* [STORED DATA]

▼

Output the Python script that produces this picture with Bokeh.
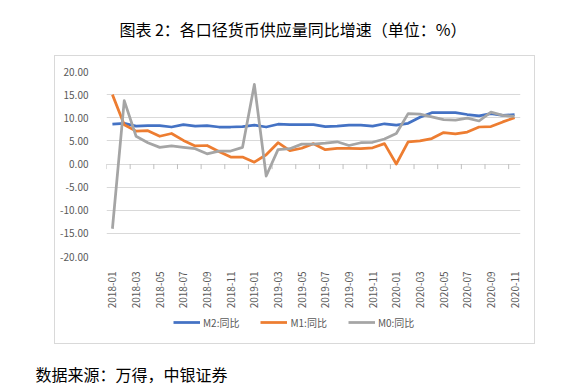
import math
from bokeh.plotting import figure
from bokeh.models import (Range1d, FixedTicker, NumeralTickFormatter, Label,
                          Legend, LegendItem, Spacer)
from bokeh.layouts import column, row
from bokeh.embed import file_html
from bokeh.resources import INLINE

# ---------------- data ----------------
months = [f"{y}-{m:02d}" for y in (2018, 2019, 2020) for m in range(1, 13)][:35]

m2 = [8.6, 8.8, 8.2, 8.3, 8.3, 8.0, 8.5, 8.2, 8.3, 8.0, 8.0, 8.1,
      8.4, 8.0, 8.6, 8.5, 8.5, 8.5, 8.1, 8.2, 8.4, 8.4, 8.2, 8.7,
      8.4, 8.8, 10.1, 11.1, 11.1, 11.1, 10.7, 10.4, 10.9, 10.5, 10.7]
m1 = [15.0, 8.5, 7.1, 7.2, 6.0, 6.6, 5.1, 3.9, 4.0, 2.7, 1.5, 1.5,
      0.4, 2.0, 4.6, 2.9, 3.4, 4.4, 3.1, 3.4, 3.4, 3.3, 3.5, 4.4,
      0.0, 4.8, 5.0, 5.5, 6.8, 6.5, 6.9, 8.0, 8.1, 9.1, 10.0]
m0 = [-14.0, 13.7, 6.0, 4.6, 3.6, 3.9, 3.6, 3.3, 2.2, 2.8, 2.8, 3.6,
      17.2, -2.6, 3.1, 3.3, 4.3, 4.3, 4.5, 4.8, 4.0, 4.6, 4.7, 5.4,
      6.6, 10.9, 10.8, 10.2, 9.6, 9.5, 9.9, 9.3, 11.2, 10.5, 10.3]

series_names = ["M2:同比", "M1:同比", "M0:同比"]
series_colors = ["#4472C4", "#ED7D31", "#A5A5A5"]
yticks = [-20, -15, -10, -5, 0, 5, 10, 15, 20]
title_text = "图表 2：各口径货币供应量同比增速（单位：%）"
source_text = "数据来源：万得，中银证券"

FONT = "Noto Sans CJK SC"
LW = 2.75


def strip(w, h):
    f = figure(width=w, height=h, output_backend="svg", toolbar_location=None,
               x_range=Range1d(0, 1), y_range=Range1d(0, 1),
               x_axis_location=None, y_axis_location=None,
               min_border=0, min_border_left=0, min_border_right=0,
               min_border_top=0, min_border_bottom=0)
    f.outline_line_color = None
    f.xgrid.visible = False
    f.ygrid.visible = False
    return f


# ---------------- title strip ----------------
pt = strip(579, 55)
pt.add_layout(Label(x=292.5, y=27, x_units="screen", y_units="screen", text=title_text,
                    text_align="center", text_baseline="middle", text_font=FONT,
                    text_font_size="16px", text_color="#000000"))

# ---------------- main chart ----------------
n = len(months)
xs = list(range(n))

p = figure(width=479, height=255, output_backend="svg", toolbar_location=None,
           x_range=Range1d(-0.5, n - 0.5), y_range=Range1d(yticks[0], yticks[-1]),
           min_border_left=51, min_border_right=14, min_border_top=15,
           min_border_bottom=55)
p.outline_line_color = None
p.background_fill_color = "white"
p.border_fill_color = "white"

p.xgrid.visible = False
p.ygrid.grid_line_color = "#D9D9D9"
p.ygrid.grid_line_width = 1

ya = p.yaxis[0]
ya.ticker = FixedTicker(ticks=yticks)
ya.formatter = NumeralTickFormatter(format="0.00")
ya.axis_line_color = None
ya.major_tick_line_color = None
ya.minor_tick_line_color = None
ya.major_label_standoff = 12
ya.major_label_text_font = FONT
ya.major_label_text_font_size = "10px"
ya.major_label_text_color = "#595959"

xa = p.xaxis[0]
label_idx = list(range(0, n, 2))
xa.ticker = FixedTicker(ticks=label_idx)
xa.major_label_overrides = {i: months[i] for i in label_idx}
xa.major_label_orientation = math.pi / 2
xa.axis_line_color = None
xa.major_tick_line_color = None
xa.minor_tick_line_color = None
xa.major_label_standoff = 9
xa.major_label_text_font = FONT
xa.major_label_text_font_size = "10px"
xa.major_label_text_color = "#595959"

# category tick marks hanging from the zero line
bounds = [i - 0.5 for i in range(0, n, 2)]
p.segment(x0=bounds, y0=[0] * len(bounds), x1=bounds, y1=[-1.1] * len(bounds),
          line_color="#BFBFBF", line_width=1)

for vals, col in zip([m2, m1, m0], series_colors):
    p.line(xs, vals, line_color=col, line_width=LW, line_join="round")

# ---------------- legend strip (inside the chart box) ----------------
pl = strip(479, 32)
# one-point lines: nothing is drawn on the strip, only their legend samples
samples = [pl.line([-1], [-1], line_color=col, line_width=LW) for col in series_colors]
legend = Legend(items=[LegendItem(label=nm, renderers=[r]) for nm, r in zip(series_names, samples)],
                orientation="horizontal", location=(67, 11),
                padding=0, margin=0, spacing=21, label_standoff=3,
                glyph_width=27, glyph_height=20, label_height=20,
                border_line_color=None, background_fill_alpha=0,
                label_text_font=FONT, label_text_font_size="10px",
                label_text_color="#595959")
pl.add_layout(legend, "center")

box = column(p, pl, styles={"border": "1px solid #D9D9D9"})

# ---------------- source strip ----------------
pf = strip(579, 42)
pf.add_layout(Label(x=35, y=13, x_units="screen", y_units="screen", text=source_text,
                    text_align="left", text_baseline="middle", text_font=FONT,
                    text_font_size="16px", text_color="#000000"))

layout = column(pt, row(Spacer(width=54, height=287), box), pf)

open("out.html", "w").write(file_html(layout, INLINE))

▲

Leave the pictures out and copy the rest of the data exactly.

* [ANSWER TO THE TASK]
Output the Python script that produces this picture with Bokeh.
import math
from bokeh.plotting import figure
from bokeh.models import (Range1d, FixedTicker, NumeralTickFormatter, Label,
                          Legend, LegendItem, Spacer)
from bokeh.layouts import column, row
from bokeh.embed import file_html
from bokeh.resources import INLINE

# ---------------- data ----------------
months = [f"{y}-{m:02d}" for y in (2018, 2019, 2020) for m in range(1, 13)][:35]

m2 = [8.6, 8.8, 8.2, 8.3, 8.3, 8.0, 8.5, 8.2, 8.3, 8.0, 8.0, 8.1,
      8.4, 8.0, 8.6, 8.5, 8.5, 8.5, 8.1, 8.2, 8.4, 8.4, 8.2, 8.7,
      8.4, 8.8, 10.1, 11.1, 11.1, 11.1, 10.7, 10.4, 10.9, 10.5, 10.7]
m1 = [15.0, 8.5, 7.1, 7.2, 6.0, 6.6, 5.1, 3.9, 4.0, 2.7, 1.5, 1.5,
      0.4, 2.0, 4.6, 2.9, 3.4, 4.4, 3.1, 3.4, 3.4, 3.3, 3.5, 4.4,
      0.0, 4.8, 5.0, 5.5, 6.8, 6.5, 6.9, 8.0, 8.1, 9.1, 10.0]
m0 = [-14.0, 13.7, 6.0, 4.6, 3.6, 3.9, 3.6, 3.3, 2.2, 2.8, 2.8, 3.6,
      17.2, -2.6, 3.1, 3.3, 4.3, 4.3, 4.5, 4.8, 4.0, 4.6, 4.7, 5.4,
      6.6, 10.9, 10.8, 10.2, 9.6, 9.5, 9.9, 9.3, 11.2, 10.5, 10.3]

series_names = ["M2:同比", "M1:同比", "M0:同比"]
series_colors = ["#4472C4", "#ED7D31", "#A5A5A5"]
yticks = [-20, -15, -10, -5, 0, 5, 10, 15, 20]
title_text = "图表 2：各口径货币供应量同比增速（单位：%）"
source_text = "数据来源：万得，中银证券"

FONT = "Noto Sans CJK SC"
LW = 2.75


def strip(w, h):
    f = figure(width=w, height=h, output_backend="svg", toolbar_location=None,
               x_range=Range1d(0, 1), y_range=Range1d(0, 1),
               x_axis_location=None, y_axis_location=None,
               min_border=0, min_border_left=0, min_border_right=0,
               min_border_top=0, min_border_bottom=0)
    f.outline_line_color = None
    f.xgrid.visible = False
    f.ygrid.visible = False
    return f


# ---------------- title strip ----------------
pt = strip(579, 55)
pt.add_layout(Label(x=292.5, y=27, x_units="screen", y_units="screen", text=title_text,
                    text_align="center", text_baseline="middle", text_font=FONT,
                    text_font_size="16px", text_color="#000000"))

# ---------------- main chart ----------------
n = len(months)
xs = list(range(n))

p = figure(width=479, height=255, output_backend="svg", toolbar_location=None,
           x_range=Range1d(-0.5, n - 0.5), y_range=Range1d(yticks[0], yticks[-1]),
           min_border_left=51, min_border_right=14, min_border_top=15,
           min_border_bottom=55)
p.outline_line_color = None
p.background_fill_color = "white"
p.border_fill_color = "white"

p.xgrid.visible = False
p.ygrid.grid_line_color = "#D9D9D9"
p.ygrid.grid_line_width = 1

ya = p.yaxis[0]
ya.ticker = FixedTicker(ticks=yticks)
ya.formatter = NumeralTickFormatter(format="0.00")
ya.axis_line_color = None
ya.major_tick_line_color = None
ya.minor_tick_line_color = None
ya.major_label_standoff = 12
ya.major_label_text_font = FONT
ya.major_label_text_font_size = "10px"
ya.major_label_text_color = "#595959"

xa = p.xaxis[0]
label_idx = list(range(0, n, 2))
xa.ticker = FixedTicker(ticks=label_idx)
xa.major_label_overrides = {i: months[i] for i in label_idx}
xa.major_label_orientation = math.pi / 2
xa.axis_line_color = None
xa.major_tick_line_color = None
xa.minor_tick_line_color = None
xa.major_label_standoff = 9
xa.major_label_text_font = FONT
xa.major_label_text_font_size = "10px"
xa.major_label_text_color = "#595959"

# category tick marks hanging from the zero line
bounds = [i - 0.5 for i in range(0, n, 2)]
p.segment(x0=bounds, y0=[0] * len(bounds), x1=bounds, y1=[-1.1] * len(bounds),
          line_color="#BFBFBF", line_width=1)

for vals, col in zip([m2, m1, m0], series_colors):
    p.line(xs, vals, line_color=col, line_width=LW, line_join="round")

# ---------------- legend strip (inside the chart box) ----------------
pl = strip(479, 32)
# one-point lines: nothing is drawn on the strip, only their legend samples
samples = [pl.line([-1], [-1], line_color=col, line_width=LW) for col in series_colors]
legend = Legend(items=[LegendItem(label=nm, renderers=[r]) for nm, r in zip(series_names, samples)],
                orientation="horizontal", location=(67, 11),
                padding=0, margin=0, spacing=21, label_standoff=3,
                glyph_width=27, glyph_height=20, label_height=20,
                border_line_color=None, background_fill_alpha=0,
                label_text_font=FONT, label_text_font_size="10px",
                label_text_color="#595959")
pl.add_layout(legend, "center")

box = column(p, pl, styles={"border": "1px solid #D9D9D9"})

# ---------------- source strip ----------------
pf = strip(579, 42)
pf.add_layout(Label(x=35, y=13, x_units="screen", y_units="screen", text=source_text,
                    text_align="left", text_baseline="middle", text_font=FONT,
                    text_font_size="16px", text_color="#000000"))

layout = column(pt, row(Spacer(width=54, height=287), box), pf)

open("out.html", "w").write(file_html(layout, INLINE))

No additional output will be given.